An early adopter of video in Japan—and member of the trailblazing collective Video Hiroba, alongside other luminaries like Fujiko Nakaya, Katsuhiro Yamaguchi, and Toshio Matsumoto—Michishita began her career with productions that wed her interest in formal experimentation and the technology’s potential for new forms of communication with her long-held investment in feminism.
At the core of Michishita’s practice is an investment in women’s expression and their place in society, as well as within the family unit. Grounded in a nuanced consideration of gender politics and power, the works in this exhibition also engage deeply with questions of place and environment, often intersecting with her own autobiography. Moving from Tokyo to the northern prefecture of Hokkaido, including the coastal town of Hamanaka, Michishita reflects on her personal and familial connections to the island of Sakhalin, a Japanese territory at the time of her birth before its Russian conquest in World War II.
Michishita is best known in Japan for her literary work; this exhibition places her rarely exhibited films and videos in dialogue with her writing. Michishita was credited with introducing key figures like Gloria Steinem, Georgia O’Keeffe and Gene Marine to the nation through her translations and articles—her 1975 translation of the latter’s pillar of second-wave feminism, A Male Guide To Women’s Liberation (1972), was particularly epoch-defining in its domestic advancement of the movement.

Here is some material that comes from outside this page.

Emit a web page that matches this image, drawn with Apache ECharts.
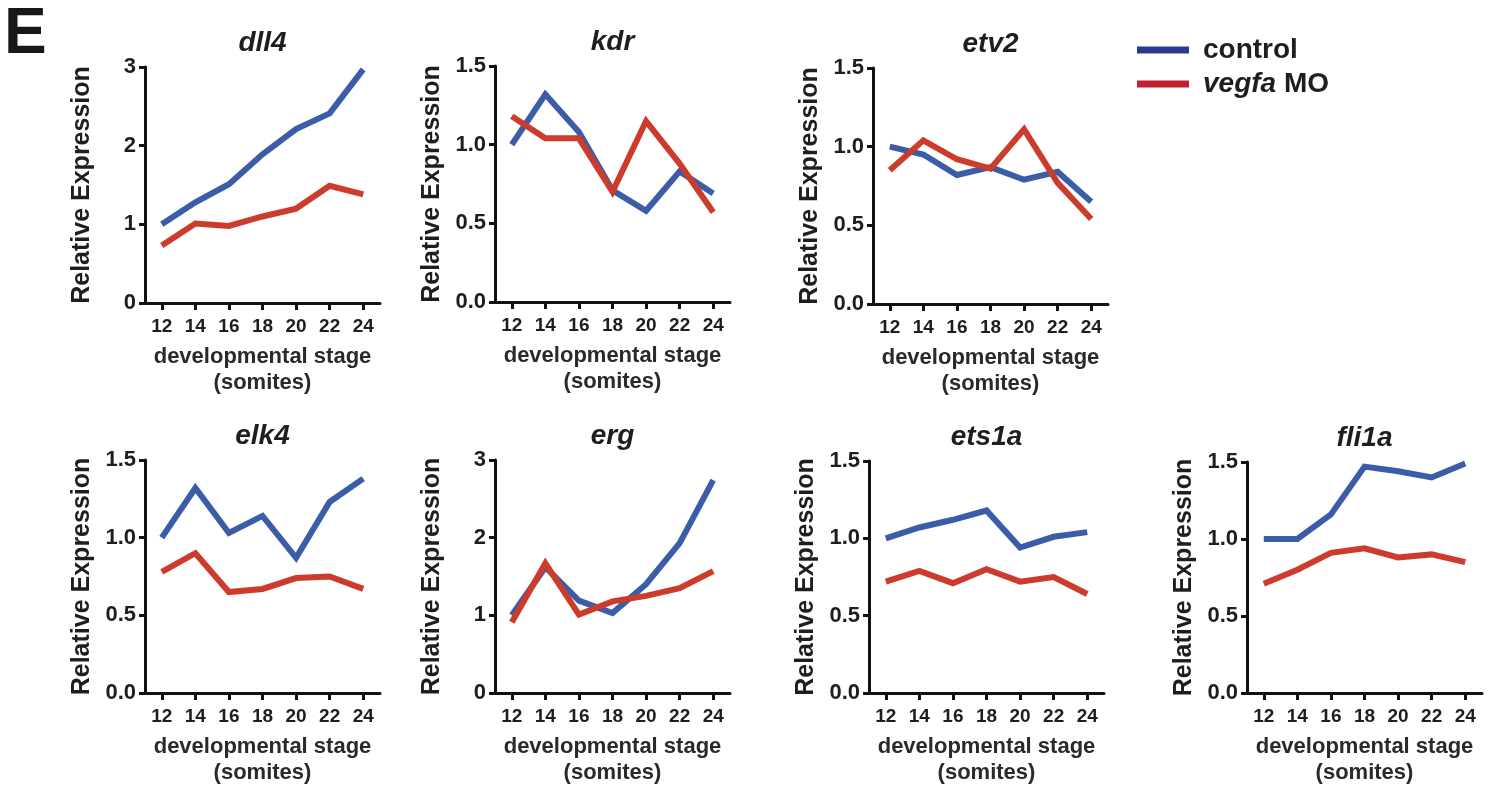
<!DOCTYPE html>
<html>
<head>
<meta charset="utf-8">
<script src="https://cdn.jsdelivr.net/npm/echarts@6/dist/echarts.min.js"></script>
<style>
html,body{margin:0;padding:0;background:#fff;}
#chart{width:1497px;height:787px;}
</style>
</head>
<body>
<div id="chart"></div>
<script>
// ---- data ----
var stages = ['12', '14', '16', '18', '20', '22', '24'];
var genes = ['dll4', 'kdr', 'etv2', 'elk4', 'erg', 'ets1a', 'fli1a'];
var seriesNames = ['control', 'vegfa MO'];

var dll4Control  = [1.00, 1.28, 1.51, 1.89, 2.21, 2.41, 2.97];
var dll4Vegfa    = [0.73, 1.01, 0.98, 1.10, 1.20, 1.49, 1.38];
var kdrControl   = [1.00, 1.32, 1.08, 0.71, 0.58, 0.83, 0.69];
var kdrVegfa     = [1.18, 1.04, 1.04, 0.70, 1.15, 0.88, 0.57];
var etv2Control  = [1.00, 0.95, 0.82, 0.87, 0.79, 0.84, 0.65];
var etv2Vegfa    = [0.85, 1.04, 0.92, 0.86, 1.11, 0.77, 0.54];
var elk4Control  = [1.00, 1.32, 1.03, 1.14, 0.87, 1.23, 1.38];
var elk4Vegfa    = [0.78, 0.90, 0.65, 0.67, 0.74, 0.75, 0.67];
var ergControl   = [1.00, 1.62, 1.19, 1.03, 1.40, 1.93, 2.74];
var ergVegfa     = [0.91, 1.67, 1.01, 1.18, 1.25, 1.35, 1.57];
var ets1aControl = [1.00, 1.07, 1.12, 1.18, 0.94, 1.01, 1.04];
var ets1aVegfa   = [0.72, 0.79, 0.71, 0.80, 0.72, 0.75, 0.64];
var fli1aControl = [1.00, 1.00, 1.16, 1.47, 1.44, 1.40, 1.49];
var fli1aVegfa   = [0.71, 0.80, 0.91, 0.94, 0.88, 0.90, 0.85];

var yMax = [3, 1.5, 1.5, 1.5, 3, 1.5, 1.5];
var yInterval = [1, 0.5, 0.5, 0.5, 1, 0.5, 0.5];
var yDecimals = [0, 1, 1, 1, 0, 1, 1];

var controlData = [dll4Control, kdrControl, etv2Control, elk4Control, ergControl, ets1aControl, fli1aControl];
var vegfaData = [dll4Vegfa, kdrVegfa, etv2Vegfa, elk4Vegfa, ergVegfa, ets1aVegfa, fli1aVegfa];

// ---- layout ----
var gridBoxes = [
  {left: 145, top: 67, width: 235, height: 236},
  {left: 495, top: 66, width: 235, height: 236},
  {left: 873, top: 68, width: 235, height: 236},
  {left: 145, top: 460, width: 235, height: 235},
  {left: 495, top: 460, width: 235, height: 235},
  {left: 869, top: 461, width: 235, height: 236},
  {left: 1247, top: 462, width: 235, height: 235}
];

var FONT = '"Liberation Sans", Arial, Helvetica, sans-serif';
var TXT = '#1e1e1e';
var AX = '#111';
var BLUE = '#3b5ca7';
var RED = '#cc3b2c';

var grids = [], xAxes = [], yAxes = [], series = [], titles = [];

titles.push({
  text: 'E', left: 4, top: 3, padding: 0,
  textStyle: {fontFamily: FONT, fontSize: 64, fontWeight: 'bold', color: '#1a1718'}
});

genes.forEach(function (g, i) {
  var b = gridBoxes[i];
  grids.push({left: b.left, top: b.top, width: b.width, height: b.height, containLabel: false});
  titles.push({
    text: g,
    left: b.left + b.width / 2,
    top: b.top - 38,
    textAlign: 'center',
    padding: 0,
    textStyle: {fontFamily: FONT, fontSize: 28, fontWeight: 'bold', fontStyle: 'italic', color: TXT}
  });
  xAxes.push({
    gridIndex: i,
    type: 'category',
    data: stages,
    boundaryGap: true,
    name: 'developmental stage\n(somites)',
    nameLocation: 'middle',
    nameGap: 41,
    nameTextStyle: {fontFamily: FONT, fontSize: 22, fontWeight: 'bold', color: '#2a2a2a', lineHeight: 26, verticalAlign: 'top'},
    axisLine: {show: true, lineStyle: {color: AX, width: 3}},
    axisTick: {show: true, alignWithLabel: true, interval: 0, length: 7, lineStyle: {color: AX, width: 3}},
    axisLabel: {interval: 0, margin: 14, fontFamily: FONT, fontSize: 19, fontWeight: 'bold', color: TXT},
    splitLine: {show: false}
  });
  yAxes.push({
    gridIndex: i,
    type: 'value',
    min: 0,
    max: yMax[i],
    interval: yInterval[i],
    name: 'Relative Expression',
    nameLocation: 'middle',
    nameRotate: 90,
    nameGap: 50,
    nameTextStyle: {fontFamily: FONT, fontSize: 25, fontWeight: 'bold', color: TXT},
    axisLine: {show: true, lineStyle: {color: AX, width: 3}},
    axisTick: {show: true, length: 6, lineStyle: {color: AX, width: 3}},
    axisLabel: {
      margin: 9, fontFamily: FONT, fontSize: 22, fontWeight: 'bold', color: TXT,
      formatter: (function (d) { return function (v) { return v.toFixed(d); }; })(yDecimals[i])
    },
    splitLine: {show: false}
  });
  series.push({
    name: seriesNames[0], type: 'line', xAxisIndex: i, yAxisIndex: i,
    data: controlData[i], symbol: 'none', showSymbol: false, clip: false, z: 2,
    lineStyle: {color: BLUE, width: 6, join: 'miter', cap: 'butt'},
    itemStyle: {color: BLUE}
  });
  series.push({
    name: seriesNames[1], type: 'line', xAxisIndex: i, yAxisIndex: i,
    data: vegfaData[i], symbol: 'none', showSymbol: false, clip: false, z: 3,
    lineStyle: {color: RED, width: 6, join: 'miter', cap: 'butt'},
    itemStyle: {color: RED}
  });
});

var option = {
  animation: false,
  backgroundColor: '#fff',
  title: titles,
  legend: {
    orient: 'vertical',
    left: 1137,
    top: 35,
    padding: 0,
    itemGap: 4,
    itemWidth: 52,
    itemHeight: 7,
    icon: 'rect',
    selectedMode: false,
    itemStyle: {borderWidth: 0},
    data: [
      {name: seriesNames[0], itemStyle: {color: '#2a3a92'}},
      {name: seriesNames[1], itemStyle: {color: '#c0202f'}}
    ],
    formatter: function (name) {
      return name === 'vegfa MO' ? '{i|vegfa} {n|MO}' : '{n|' + name + '}';
    },
    textStyle: {
      fontFamily: FONT, fontSize: 28, fontWeight: 'bold', color: TXT, lineHeight: 30,
      rich: {
        i: {fontFamily: FONT, fontSize: 28, fontWeight: 'bold', fontStyle: 'italic', color: TXT, lineHeight: 30},
        n: {fontFamily: FONT, fontSize: 28, fontWeight: 'bold', color: TXT, lineHeight: 30}
      },
      padding: [0, 0, 0, 9]
    }
  },
  grid: grids,
  xAxis: xAxes,
  yAxis: yAxes,
  series: series
};

var chart = echarts.init(document.getElementById('chart'), null, {renderer: 'canvas'});
chart.setOption(option);
</script>
</body>
</html>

Original copies of these texts are displayed alongside her own publications, including the autobiographical non-fiction of Farewell to Sakhalin (1995), and the novel The Blue Hour (2008).
Experimenting with video as a means to extend the aims and approaches of consciousness raising as employed by the women’s movement in North America, Women’s Liberation Is Human Liberation documents a presentation by Michishita on the topic of women’s rights in Japan to the all-male members of a local Rotary club, whose interest and conviction in the material at hand often appears forced at best.
A subtle portrayal of not just gender dynamics, but also larger questions of labour, sustenance, and the human relationship with nature, Being Women in Japan: Living with the Ocean alternates between footage of men and women fisherman harvesting kelp, and interviews with both about their lives and their work.
Rather than limit herself to the thrilling but raw and rudimentary consumer-grade video Michishita experimented with as part of Video Hiroba and beyond, the exhibition includes a selection of the artist’s impressionistic 16mm films. Set to the music of composer Toshi Ichiyanagi, Cherry Blossoms suggests something of O’Keeffe’s delicate yet bold representation of floral life, while the hushed In My Hometown trilogy captures the snowy landscape of Sapporo with a refined eye for its shadows and textures.
— Jesse Cumming
Presented with the support of The Japan Foundation Toronto. This exhibition features new digital restorations courtesy of Vtape.
Kyoko Michishita is a Japanese artist, writer, and translator. Her video Being Women in Japan: Liberation within My Family (1973-74) is in the collection of the Museum of Modern Art (New York), and her other films and videos have been screened at many festivals, galleries, and museums across Japan and internationally.